Portugal tem uma economia estagnada há 20 anos. A sua dívida pública é colossal — a 3ª maior em percentagem do PIB na UE. Em PIB per capita, Portugal foi perdendo posições no contexto europeu, consecutivamente ultrapassado por países do Leste — era, em 2000, a 15ª economia europeia em PIB per capita, passando agora para a 19ª posição, com expectativa de cair ainda mais nos próximos anos. Sofre de baixa produtividade: a produtividade por hora trabalhada em Portugal (24 euros) é inferior à média europeia (36 euros) e aproxima-se da cauda da UE. O país enfrenta um desafio demográfico imenso: o envelhecimento da população portuguesa é dos mais acentuados no contexto europeu (pior só em Itália), sobrecarregando as gerações mais novas de impostos para cobrir as despesas do Estado. Na população activa, persistem graves lacunas de qualificações e um gap geracional muito penalizador para os mais velhos (muito menos qualificados que os mais novos), ameaçando a sua empregabilidade (por exemplo, temos das populações europeias com maior iliteracia digital).

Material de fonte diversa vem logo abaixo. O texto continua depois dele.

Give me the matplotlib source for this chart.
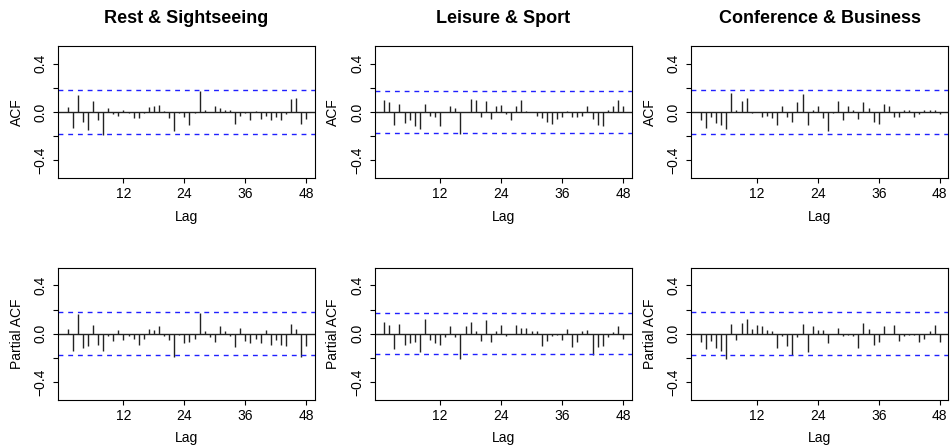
import numpy as np
import matplotlib
matplotlib.use("Agg")
import matplotlib.pyplot as plt

plt.rcParams['font.family'] = ['Liberation Sans', 'DejaVu Sans']

# 数据：各滞后阶的自相关/偏自相关系数
titles = ["Rest & Sightseeing", "Leisure & Sport", "Conference & Business"]
lags = np.arange(1, 49)
conf = [0.179, 0.172, 0.180]   # 蓝色虚线 ±2/sqrt(n)

acf_rest = [0.04, -0.13, 0.14, -0.08, -0.15, 0.09, -0.07, -0.19, 0.03, -0.02,
            -0.03, 0.02, -0.01, -0.05, -0.05, -0.01, 0.04, 0.05, 0.06, 0.01,
            -0.05, -0.16, -0.01, -0.04, -0.11, -0.01, 0.17, 0.02, 0.00, 0.05,
            0.03, 0.02, 0.02, -0.10, -0.03, -0.01, -0.07, 0.01, -0.06, -0.03,
            -0.07, -0.04, -0.07, -0.02, 0.11, 0.12, -0.10, -0.06]
acf_leisure = [0.10, 0.08, -0.11, 0.07, -0.09, -0.07, -0.12, -0.14, 0.07, -0.03,
               -0.04, -0.12, 0.00, 0.05, 0.03, -0.18, 0.00, 0.11, 0.10, -0.04,
               0.09, -0.06, 0.05, 0.06, -0.02, -0.07, 0.05, 0.10, 0.01, 0.00,
               -0.03, -0.05, -0.08, -0.10, -0.06, -0.04, 0.01, -0.04, -0.04, -0.03,
               0.05, -0.06, -0.11, -0.12, 0.02, 0.05, 0.10, 0.05]
acf_conf = [-0.07, -0.13, -0.04, -0.09, -0.11, -0.14, 0.16, 0.02, 0.09, 0.12,
            -0.01, 0.00, -0.04, -0.03, -0.05, -0.11, 0.05, -0.04, -0.08, 0.08,
            0.15, -0.11, 0.02, 0.05, -0.05, -0.16, -0.01, 0.09, -0.07, 0.05,
            0.02, -0.06, 0.08, 0.03, -0.08, -0.10, 0.07, 0.05, -0.04, -0.04,
            0.02, 0.02, -0.04, -0.02, 0.02, 0.02, 0.02, -0.02]

pacf_rest = [0.04, -0.14, 0.16, -0.12, -0.10, 0.07, -0.09, -0.14, -0.02, -0.06,
             0.03, -0.05, -0.02, -0.04, -0.09, -0.04, 0.04, 0.03, 0.06, -0.02,
             -0.05, -0.19, -0.01, -0.08, -0.07, -0.04, 0.17, 0.02, -0.03, -0.07,
             0.06, 0.02, -0.02, -0.11, 0.05, -0.06, -0.08, -0.04, -0.08, 0.03,
             -0.09, -0.05, -0.09, -0.10, 0.08, 0.04, -0.19, -0.10]
pacf_leisure = [0.10, 0.07, -0.13, 0.08, -0.09, -0.08, -0.07, -0.15, 0.12, -0.05,
                -0.08, -0.09, -0.03, 0.06, -0.03, -0.21, 0.06, 0.10, 0.02, -0.06,
                0.11, -0.07, 0.02, 0.07, -0.02, 0.00, 0.07, 0.05, 0.05, 0.02,
                0.02, -0.10, -0.06, -0.02, -0.01, -0.05, 0.04, -0.11, -0.07, 0.02,
                0.03, -0.18, -0.11, -0.10, -0.03, 0.01, 0.06, -0.04]
pacf_conf = [-0.07, -0.13, -0.06, -0.12, -0.14, -0.21, 0.08, -0.05, 0.09, 0.12,
             0.04, 0.07, 0.06, 0.03, 0.02, -0.12, -0.02, -0.10, -0.18, -0.03,
             0.08, -0.15, 0.06, 0.03, 0.03, -0.08, 0.00, 0.05, -0.02, -0.01,
             -0.02, -0.12, 0.09, 0.04, -0.09, -0.07, 0.06, 0.00, 0.07, -0.06,
             -0.02, -0.01, -0.01, -0.07, -0.04, 0.02, 0.07, -0.07]

rows = [(acf_rest, acf_leisure, acf_conf), (pacf_rest, pacf_leisure, pacf_conf)]
ylabels = ["ACF", "Partial ACF"]

W, H = 950, 446
fig = plt.figure(figsize=(W / 100, H / 100), dpi=100)

colw = W / 3
for r in range(2):
    for c in range(3):
        left = c * colw + 58
        top = 46 + r * 221.7
        ax = fig.add_axes([left / W, (H - top - 132) / H, 257 / W, 132 / H])
        vals = rows[r][c]
        ax.vlines(lags, 0, vals, color='#222222', lw=1.0)
        ax.axhline(0, color='#222222', lw=1.0)
        for sign in (1, -1):
            ax.axhline(sign * conf[c], color='#2020ff', lw=1.0, ls=(0, (3.5, 3.5)))
        ax.set_xlim(-0.88, 49.7)
        ax.set_ylim(-0.547, 0.547)
        ax.set_xticks([12, 24, 36, 48])
        ax.set_yticks([-0.4, -0.2, 0.0, 0.2, 0.4])
        ax.set_yticklabels(["\u22120.4", "", "0.0", "", "0.4"])
        ax.tick_params(direction='out', length=3.6, width=0.8, labelsize=10, pad=3)
        ax.tick_params(axis='y', labelrotation=90, pad=4)
        for lab in ax.get_yticklabels():
            lab.set_va('center')
        for s in ax.spines.values():
            s.set_linewidth(0.8)
        ax.set_xlabel("Lag", fontsize=10)
        ax.xaxis.set_label_coords(0.5, -(216.7 - 178) / 132)
        ax.xaxis.label.set_va('center')
        ax.set_ylabel(ylabels[r], fontsize=10)
        ax.yaxis.set_label_coords(-(58 - 16.7) / 257, 0.5)
        ax.yaxis.label.set_va('center')
        if r == 0:
            ax.set_title(titles[c], fontsize=13, fontweight='bold',
                         y=1 + (46 - 18.3) / 132, va='center', pad=0)

fig.savefig("out.png", dpi=100)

Poderia continuar: nas desigualdades sociais, na Educação, na Saúde, na Cultura, na Justiça, na transparência e no combate à corrupção, os desafios da modernização do nosso país são cada vez mais exigentes, porque sucessivamente adiados. Ou, se se preferir olhar apenas ao imediato, há que reconstruir o que a contenção da pandemia destruiu: o dano na aprendizagem e desenvolvimento das crianças (que passaram demasiado tempo fora da escola), os problemas de saúde mental na população, o ruir de vários sectores económicos cuja actividade ficou inviabilizada.

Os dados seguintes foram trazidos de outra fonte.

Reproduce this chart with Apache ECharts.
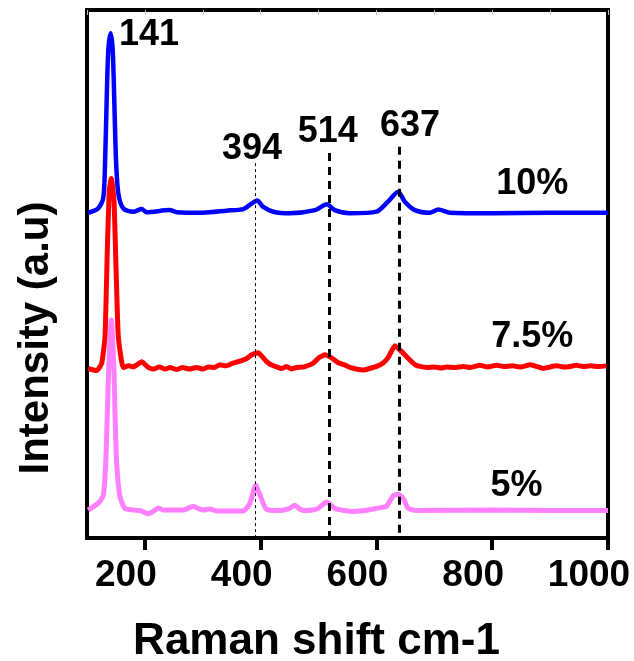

Com eleições legislativas a 30 de Janeiro, seria de esperar que os partidos usassem os debates televisivos para confrontar diferentes propostas de soluções para estes desafios — no fundo, para contrastar visões de desenvolvimento do país. Que explorassem as entrevistas ou as suas iniciativas partidárias para colocar reformas na agenda. Ou, no mínimo, que expusessem esses desafios — como quem alerta para a necessidade de chamar os bombeiros, não vá algum cidadão distraído não reparar no edifício em chamas. Não é o que está a acontecer.

Salvo excepções muito pontuais, a campanha eleitoral arrancou com dois passos em falso. Primeiro, com discussões focadas na intriga do acesso ao poder. Nos duelos televisivos, os líderes partidários ocupam o (pouco) tempo a elaborar sobre apoios parlamentares e coligações — quem apoiaria quem, quem rompeu com quem, quem aceitaria o quê, ao que se junta um PS a alimentar ilusões de uma maioria absoluta. Dúvida que nunca se esclarece verdadeiramente nos frente-a-frente: a esquerda e a direita ambicionam formar maiorias para levar a cabo que projecto político?

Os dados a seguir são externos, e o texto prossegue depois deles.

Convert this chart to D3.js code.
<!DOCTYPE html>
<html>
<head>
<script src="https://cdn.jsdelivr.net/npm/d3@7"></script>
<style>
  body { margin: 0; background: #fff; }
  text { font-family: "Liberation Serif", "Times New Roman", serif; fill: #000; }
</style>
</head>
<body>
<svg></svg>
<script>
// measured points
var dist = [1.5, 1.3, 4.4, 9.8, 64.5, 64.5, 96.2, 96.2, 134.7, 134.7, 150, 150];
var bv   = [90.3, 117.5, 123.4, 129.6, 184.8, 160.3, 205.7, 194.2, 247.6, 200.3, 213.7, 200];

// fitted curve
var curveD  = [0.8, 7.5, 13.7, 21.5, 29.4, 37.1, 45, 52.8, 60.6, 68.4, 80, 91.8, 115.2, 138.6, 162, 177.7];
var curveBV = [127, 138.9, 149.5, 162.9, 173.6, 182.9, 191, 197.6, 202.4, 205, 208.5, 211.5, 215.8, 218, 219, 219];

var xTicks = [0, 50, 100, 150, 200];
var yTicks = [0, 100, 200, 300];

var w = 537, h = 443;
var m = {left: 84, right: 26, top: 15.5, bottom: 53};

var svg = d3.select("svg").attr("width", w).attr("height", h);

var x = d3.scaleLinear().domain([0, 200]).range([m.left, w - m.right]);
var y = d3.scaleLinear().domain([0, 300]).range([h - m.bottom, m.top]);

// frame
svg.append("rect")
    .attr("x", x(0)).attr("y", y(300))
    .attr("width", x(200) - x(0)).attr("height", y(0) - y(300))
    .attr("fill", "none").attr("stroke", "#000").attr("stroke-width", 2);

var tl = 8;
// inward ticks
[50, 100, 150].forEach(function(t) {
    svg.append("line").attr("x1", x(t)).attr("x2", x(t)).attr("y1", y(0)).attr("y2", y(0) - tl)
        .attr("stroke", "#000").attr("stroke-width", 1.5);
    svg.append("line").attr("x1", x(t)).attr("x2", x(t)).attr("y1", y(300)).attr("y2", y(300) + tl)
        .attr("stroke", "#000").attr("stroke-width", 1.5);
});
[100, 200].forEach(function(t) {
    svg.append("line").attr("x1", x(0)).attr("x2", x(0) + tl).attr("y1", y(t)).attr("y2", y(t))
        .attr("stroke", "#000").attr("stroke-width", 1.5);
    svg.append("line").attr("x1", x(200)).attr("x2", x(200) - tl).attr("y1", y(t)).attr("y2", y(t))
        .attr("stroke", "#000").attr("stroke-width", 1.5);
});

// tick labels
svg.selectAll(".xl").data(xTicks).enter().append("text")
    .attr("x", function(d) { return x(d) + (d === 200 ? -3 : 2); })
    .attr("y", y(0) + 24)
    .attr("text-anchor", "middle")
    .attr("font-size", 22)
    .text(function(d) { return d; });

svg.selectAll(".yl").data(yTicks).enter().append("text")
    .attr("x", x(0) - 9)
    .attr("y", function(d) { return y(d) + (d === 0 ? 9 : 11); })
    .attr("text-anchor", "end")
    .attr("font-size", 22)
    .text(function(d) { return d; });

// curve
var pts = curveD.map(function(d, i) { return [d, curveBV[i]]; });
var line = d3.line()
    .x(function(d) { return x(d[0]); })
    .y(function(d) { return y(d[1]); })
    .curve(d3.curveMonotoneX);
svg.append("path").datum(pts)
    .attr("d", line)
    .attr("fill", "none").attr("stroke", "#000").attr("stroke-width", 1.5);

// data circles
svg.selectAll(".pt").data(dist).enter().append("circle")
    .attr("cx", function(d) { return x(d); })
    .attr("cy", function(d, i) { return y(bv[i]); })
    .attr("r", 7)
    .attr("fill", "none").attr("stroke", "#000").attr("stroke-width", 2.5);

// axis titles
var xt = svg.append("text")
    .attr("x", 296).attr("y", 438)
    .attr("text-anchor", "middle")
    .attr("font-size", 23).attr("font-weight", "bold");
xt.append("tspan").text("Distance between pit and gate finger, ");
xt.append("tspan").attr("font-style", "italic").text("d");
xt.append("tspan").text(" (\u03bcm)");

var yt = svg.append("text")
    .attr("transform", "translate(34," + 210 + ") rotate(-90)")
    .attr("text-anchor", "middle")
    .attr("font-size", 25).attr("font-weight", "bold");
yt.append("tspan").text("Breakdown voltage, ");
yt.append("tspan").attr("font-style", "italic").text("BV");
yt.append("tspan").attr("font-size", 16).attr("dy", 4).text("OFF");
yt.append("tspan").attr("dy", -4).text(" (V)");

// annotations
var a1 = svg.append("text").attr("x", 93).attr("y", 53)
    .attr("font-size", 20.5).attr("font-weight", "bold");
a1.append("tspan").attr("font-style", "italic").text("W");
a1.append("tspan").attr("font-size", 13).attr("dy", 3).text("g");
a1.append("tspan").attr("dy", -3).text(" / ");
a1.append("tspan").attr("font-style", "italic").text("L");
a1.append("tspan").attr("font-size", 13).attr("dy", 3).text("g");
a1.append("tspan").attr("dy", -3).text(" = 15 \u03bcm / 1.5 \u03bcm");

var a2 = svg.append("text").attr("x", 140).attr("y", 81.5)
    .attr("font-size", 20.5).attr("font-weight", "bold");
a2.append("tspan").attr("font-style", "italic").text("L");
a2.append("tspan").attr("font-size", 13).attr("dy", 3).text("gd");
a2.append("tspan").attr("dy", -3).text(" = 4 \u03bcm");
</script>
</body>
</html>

A dúvida leva-nos ao segundo passo em falso. Todas as discussões sobre medidas concretas e políticas públicas têm sido de uma demagogia arrepiante. À direita, por exemplo, Rui Rio e André Ventura discutiram a pena de prisão perpétua ou a diminuição do número de deputados na Assembleia da República. À esquerda, o PS lançou um manifesto eleitoral que promete mundos e fundos: aumento do salário mínimo, aumento do salário médio, semanas de trabalho de 4 dias e mais crescimento económico, mas que tem um problema indisfarçável — nunca concretiza e muito menos explica como tais medidas seriam viáveis numa economia tão fragilizada como a portuguesa. Num país com tantos desafios estruturais, a opção dos partidos tem sido discutir irrelevâncias e ilusões.

Ouvi, há semanas, uma criança pedir ao Pai Natal que lhe trouxesse um unicórnio verdadeiro ou, em alternativa, cem prendas. Tanto quanto sei, na noite de Natal ganhou três livros e uma lição para a vida: os unicórnios não existem, cem prendas é financeiramente insustentável e quem pede o que não pode ter sujeita-se a receber o que lhe quiserem dar. O episódio daria um bom resumo desta campanha eleitoral: é sobre um país que não existe (porque ninguém olha para os desafios estruturais), sobre medidas irrealistas ou irrelevantes (em vez de reformas) e sobre cenários eleitorais implausíveis. O mais certo é acabarmos, também, a receber, em vez do que queremos, o que nos quiserem dar.